Sfido chiunque, tra i colleghi medici specializzatisi prima che l’introduzione del numero chiuso spegnesse inesorabilmente ogni autodeterminazione alla scelta consapevole del proprio futuro, a negare questa trafila faticosa ma propedeutica ad un’attività professionale maturata sul campo della costanza e dell’impegno. E sfido chiunque a negare il disappunto, la riprovazione, la delusione paralizzante che ciascuno avrebbe potuto provare se, al posto nostro atteso per anni, fosse arrivato un pinco pallo che, magari con una pubblicazione in più ma con molta gavetta in meno, avesse saltato a piè pari le nostre notti insonni, l’internato asfissiante e senza pause, la perseverante fedeltà, l’averci creduto fino in fondo.

Era l’atto dovuto che t’aspettavi dal Professore non perché te lo dovesse a prescindere, ma perché te lo eri meritato sul campo, te lo eri guadagnato, studiando la notte e lavorando il giorno per investire sul tuo futuro prossimo venturo, Quel futuro che, ora, per forza di cose doveva passare dal Professore.

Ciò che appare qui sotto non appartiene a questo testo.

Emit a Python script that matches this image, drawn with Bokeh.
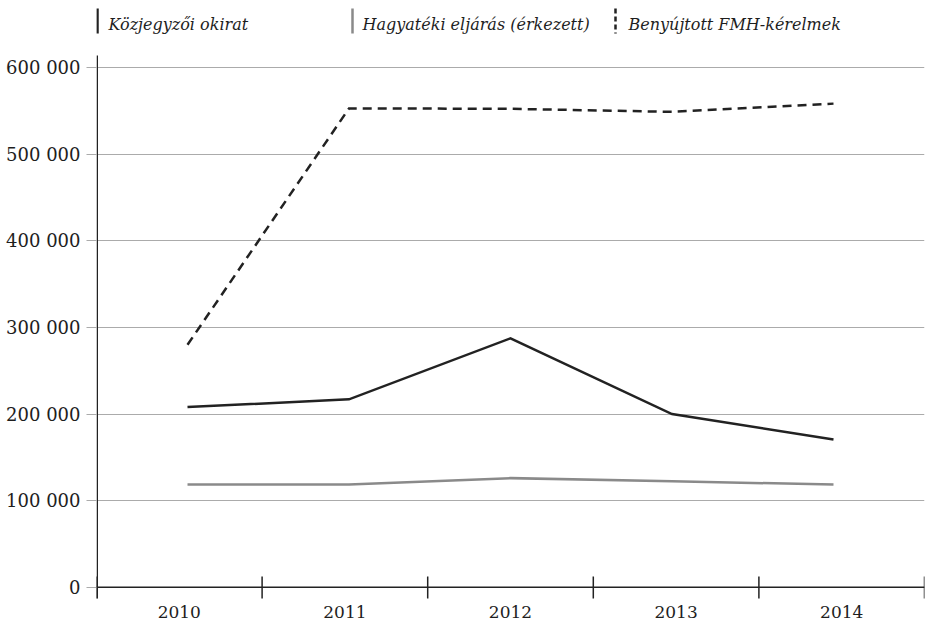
from bokeh.plotting import figure
from bokeh.models import Range1d, FixedTicker, Span
from bokeh.embed import file_html
from bokeh.resources import INLINE
from bokeh.core.properties import value

# ---- data ----
years = [2010, 2011, 2012, 2013, 2014]
kozjegyzoi = [208000, 217000, 287500, 200000, 170500]
hagyateki = [118500, 118500, 126000, 122500, 118500]
fmh = [280000, 553000, 552500, 549000, 558500]
series_names = ["Közjegyzői okirat", "Hagyatéki eljárás (érkezett)", "Benyújtott FMH-kérelmek"]
y_ticks = [0, 100000, 200000, 300000, 400000, 500000, 600000]
year_labels = [str(y) for y in years]

# ---- style / layout ----
W, H = 927, 620
BL, BR = 96, 3            # left / right border (px)
FB = 605                  # frame bottom (px from figure top), as laid out by bokeh
ZERO_PX, TOP_TICK_PX = 587.7, 67.3   # pixel rows of the 0 and 600 000 gridlines
AXIS_TOP_PX, AXIS_BOT_PX = 55, 599   # visible extent of the y axis line
TICK_TOP_PX = 577
per_px = (y_ticks[-1] - y_ticks[0]) / (ZERO_PX - TOP_TICK_PX)
Y0 = y_ticks[0] - (FB - ZERO_PX) * per_px
Y_TOP = y_ticks[-1] + TOP_TICK_PX * per_px
FONT = "DejaVu Serif"
TXT = "#1e1e1e"
DARK = "#222222"
GRAY = "#8a8a8a"
GRID = "#ababab"
series_colors = [DARK, GRAY, DARK]
series_dash = ["solid", "solid", "9 6"]

n = len(years)
p = figure(width=W, height=H, x_range=Range1d(0, n), y_range=Range1d(Y0, Y_TOP),
           output_backend="svg", toolbar_location=None,
           min_border_left=BL, min_border_right=BR, min_border_top=0, min_border_bottom=0)
p.extra_x_ranges = {"pts": Range1d(years[0] - 0.5635, years[-1] + 0.5635),
                    "px": Range1d(BL, W - BR)}
p.extra_y_ranges = {"px": Range1d(FB, 0)}
p.outline_line_color = None
p.background_fill_color = "white"
p.border_fill_color = "white"

# x axis: labels at band centres
xa = p.xaxis[0]
xa.ticker = FixedTicker(ticks=[i + 0.5 for i in range(n)])
xa.major_label_overrides = {i + 0.5: lab for i, lab in enumerate(year_labels)}
xa.major_tick_in = 0
xa.major_tick_out = 0
xa.minor_tick_line_color = None
xa.axis_line_color = None
xa.major_label_standoff = 1
xa.major_label_text_font = FONT
xa.major_label_text_font_size = "17px"
xa.major_label_text_color = TXT

# y axis (its line is drawn separately so that it stops below the legend)
ya = p.yaxis[0]
ya.ticker = FixedTicker(ticks=y_ticks)
ya.major_label_overrides = {v: f"{v:,}".replace(",", " ") for v in y_ticks}
ya.major_tick_in = 0
ya.major_tick_out = 10
ya.major_tick_line_color = GRID
ya.major_tick_line_width = 1
ya.minor_tick_line_color = None
ya.axis_line_color = None
ya.major_label_standoff = 6
ya.major_label_text_font = FONT
ya.major_label_text_font_size = "18px"
ya.major_label_text_color = TXT

p.xgrid.visible = False
p.ygrid.ticker = FixedTicker(ticks=y_ticks)
p.ygrid.grid_line_color = GRID
p.ygrid.grid_line_width = 1

p.add_layout(Span(location=0, dimension="width", line_color=DARK, line_width=1.5))
# y axis line
p.segment(x0=[BL + 0.75], y0=[AXIS_BOT_PX], x1=[BL + 0.75], y1=[AXIS_TOP_PX],
          x_range_name="px", y_range_name="px", line_color=DARK, line_width=1.5)
# category boundary ticks across the zero line
bounds = list(range(n + 1))
p.segment(x0=bounds, y0=[TICK_TOP_PX] * len(bounds), x1=bounds, y1=[AXIS_BOT_PX] * len(bounds),
          y_range_name="px", line_color=DARK, line_width=1.5)

for vals, col, dash in zip([kozjegyzoi, hagyateki, fmh], series_colors, series_dash):
    p.line(x=years, y=vals, x_range_name="pts", line_color=col, line_width=2.5,
           line_dash=dash, line_join="miter")

# ---- legend (top strip) ----
bar_x = [BL + 1, 352, 615]
txt_x = [108, 362, 628]
leg_dash = ["solid", "solid", "5 3"]
for i, name in enumerate(series_names):
    p.segment(x0=[bar_x[i]], y0=[8], x1=[bar_x[i]], y1=[33],
              x_range_name="px", y_range_name="px",
              line_color=series_colors[i], line_width=2.5, line_dash=leg_dash[i])
    p.text(x=[txt_x[i]], y=[24], text=[name], x_range_name="px", y_range_name="px",
           text_font=value(FONT), text_font_style="italic", text_font_size="16px",
           text_color=TXT, text_baseline="alphabetic", text_align="left")

open("out.html", "w").write(file_html(p, INLINE))
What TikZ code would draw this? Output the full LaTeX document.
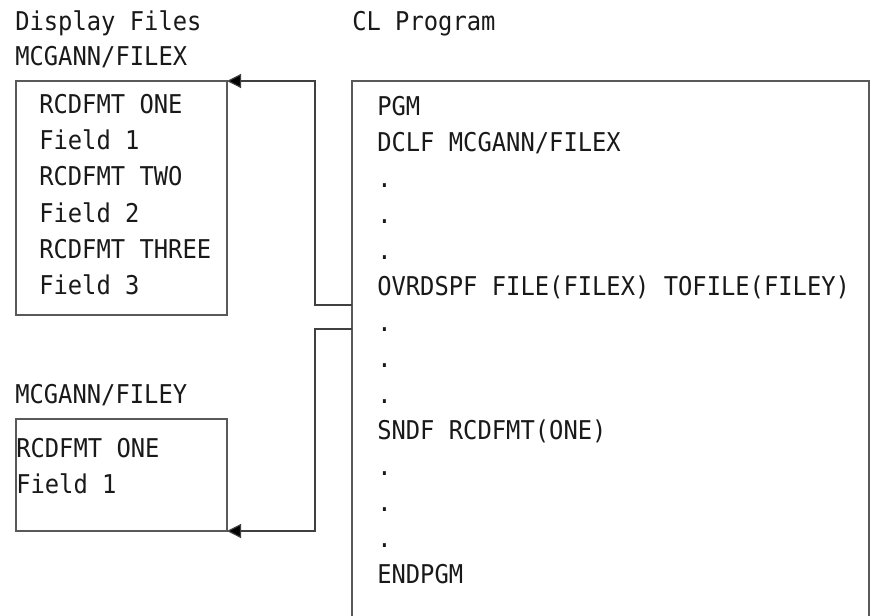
\documentclass[tikz,border=0pt]{standalone}
\usepackage{fontspec}
\setmonofont[FakeStretch=0.92]{DejaVu Sans Mono}
\usetikzlibrary{arrows.meta}

\begin{document}
\begin{tikzpicture}[x=0.75pt,y=-0.75pt,
  txt/.style={anchor=base west,inner sep=0pt,font=\ttfamily\fontsize{19.4}{22}\selectfont,text=black!90},
  box/.style={draw=black!65,line width=0.9pt,inner sep=0pt,outer sep=0pt},
  arr/.style={draw=black!75,line width=0.9pt,-{Triangle[length=10.5pt,width=10.5pt,fill=black]}}]
  \clip (0,0) rectangle (871,615);
  % titles
  \node[txt] (disp) at (15,30) {Display Files};
  \node[txt] (cl) at (352,30) {CL Program};
  \node[txt] (xname) at (15,65) {MCGANN/FILEX};
  \node[txt] (yname) at (15,403) {MCGANN/FILEY};
  % boxes
  \node[box,minimum width=158.25pt,minimum height=175.5pt] (filex) at (121.5,198) {};
  \node[box,minimum width=158.25pt,minimum height=84pt] (filey) at (121.5,475) {};
  \node[box,minimum width=387.75pt,minimum height=419.25pt] (prog) at (610.5,360.5) {};
  % display file records
  \foreach \t [count=\i] in {RCDFMT ONE,Field 1,RCDFMT TWO,Field 2,RCDFMT THREE,Field 3}
    \node[txt] (x\i) at (39,77+36.3*\i) {\t};
  \node[txt] (y1) at (16,457) {RCDFMT ONE};
  \node[txt] (y2) at (16,493) {Field 1};
  % program lines
  \foreach \t [count=\i] in {PGM,DCLF MCGANN/FILEX,.,.,.,OVRDSPF FILE(FILEX) TOFILE(FILEY),.,.,.,SNDF RCDFMT(ONE),.,.,.,ENDPGM}
    \node[txt] (p\i) at (377,79+36*\i) {\t};
  % connectors
  \coordinate (out1) at (prog.west |- 0,305);
  \coordinate (out2) at (prog.west |- 0,329);
  \draw[arr] (out1) -- ++(-37,0) |- (filex.north east);
  \draw[arr] (out2) -- ++(-37,0) |- (filey.south east);
\end{tikzpicture}
\end{document}
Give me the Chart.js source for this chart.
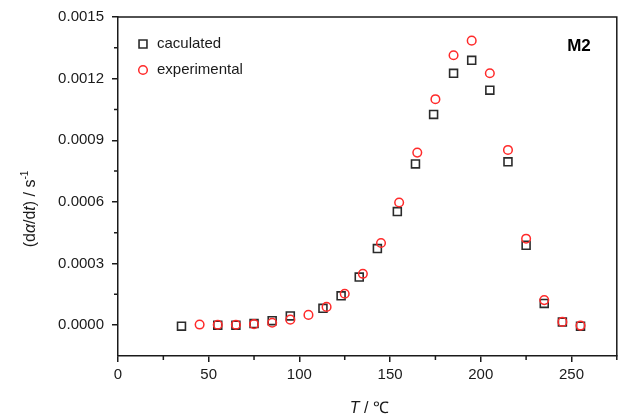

Riuscireste, voi, a immaginare il contrario? Riuscireste a comprendere l’operato di chi, dopo averti visto per anni aspettare il tuo momento, dovesse scegliere un altro al posto tuo? Riuscireste a sopportare una simile inqualificabile carognata?

Ora, io non conosco i dettagli dei fatti di Milano, né le procedure del concorso del quale tanto in questi giorni si è parlato. Sarà la Magistratura a chiarire, a definire e a giudicare i fatti. Non discuto della prosopopeica attitudine all’onnipotenza di un qualche titolato; non ne discuto perché, ove si escluda la vacua fatuità della boria, ho sempre creduto che l’onnipotenza sia solo una vertigine pericolosa e fallace. Né mi permetterei mai di giustificare violazioni di leggi o passaggi illeciti o dolosi. Dico solo che quel che mi colpisce della storia, che ha in un noto docente milanese uno dei testimonial più in vista, è la facilità dello stupore che sembra animare i tanti perbenisti scevri da ogni macchia e liberi da ogni colpa.

L’invito, allora, è a leggere con doverosa attenzione e con capacità analitica priva di preconcetti, fatti, antefatti e premesse; ad evitare giudizi pretestuosi e forcaioli; a considerare che nelle righe di questa vicenda non c’è solo il mattatore diventato personaggio, ma c’è anche – e forse soprattutto – chi a quel personaggio non aveva affidato tanto l’odiosa raccomandazione, ma a lui aveva dedicato il proprio impegno, i sacrifici, il tempo, il proprio futuro.

È una storia che, proprio perché vissuta, merita attenzione, riflessione e, magari, perfino rispetto. Fino a prova contraria!